To date, GRIND has focused on the Ediacaran-Cambrian transition (ECT; c. 560-530 Ma) in south Namibia (Nama Group), strata of west Brazil (Corumbá Group), and South China (Doushantuo, Dengying and equivalent formations). Drilling in Namibia and Brazil is complete, and drilling in China will commence this year. The characterized split cores from Namibia and Brazil will be permanently archived at in-country repositories as well as the Federal Institute for Geosciences and Natural Resources in Berlin-Spandau, Germany. These cores will be available for future research, education and national capacity building activities and mark the first step towards creating an onshore core archive like that of the IODP.

We are now starting phase 2 of GRIND in which we will drill Cryogenian successions (GRIND-CRY).
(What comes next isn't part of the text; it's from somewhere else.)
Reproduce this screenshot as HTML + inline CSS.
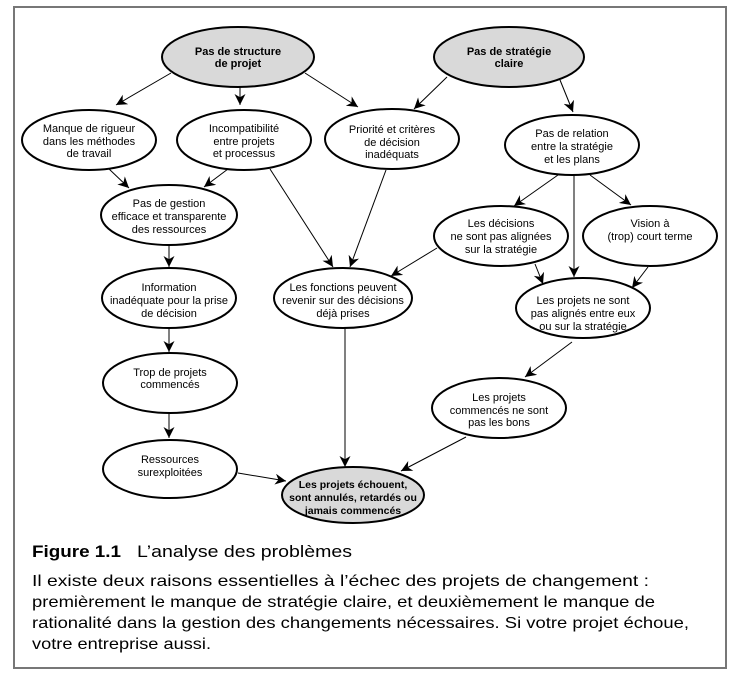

These cores will focus on retrieving low-grade sedimentary core for biomarkers to better assess the relationships between Snowball Earth, geochemical change, the emergence of algae, and to document the first appearance of demosponge biomarkers. Proposed targets are Oman, Brazil, and Namibia. Although Namibia strata are overmature, the shelf-slope transect on the western margin of Namibia spans glacial deposits with iron formation and a mixed carbonate-siliciclastic sequence with the Trezona carbon isotope anomaly and microfossils, which will complement data from other sites.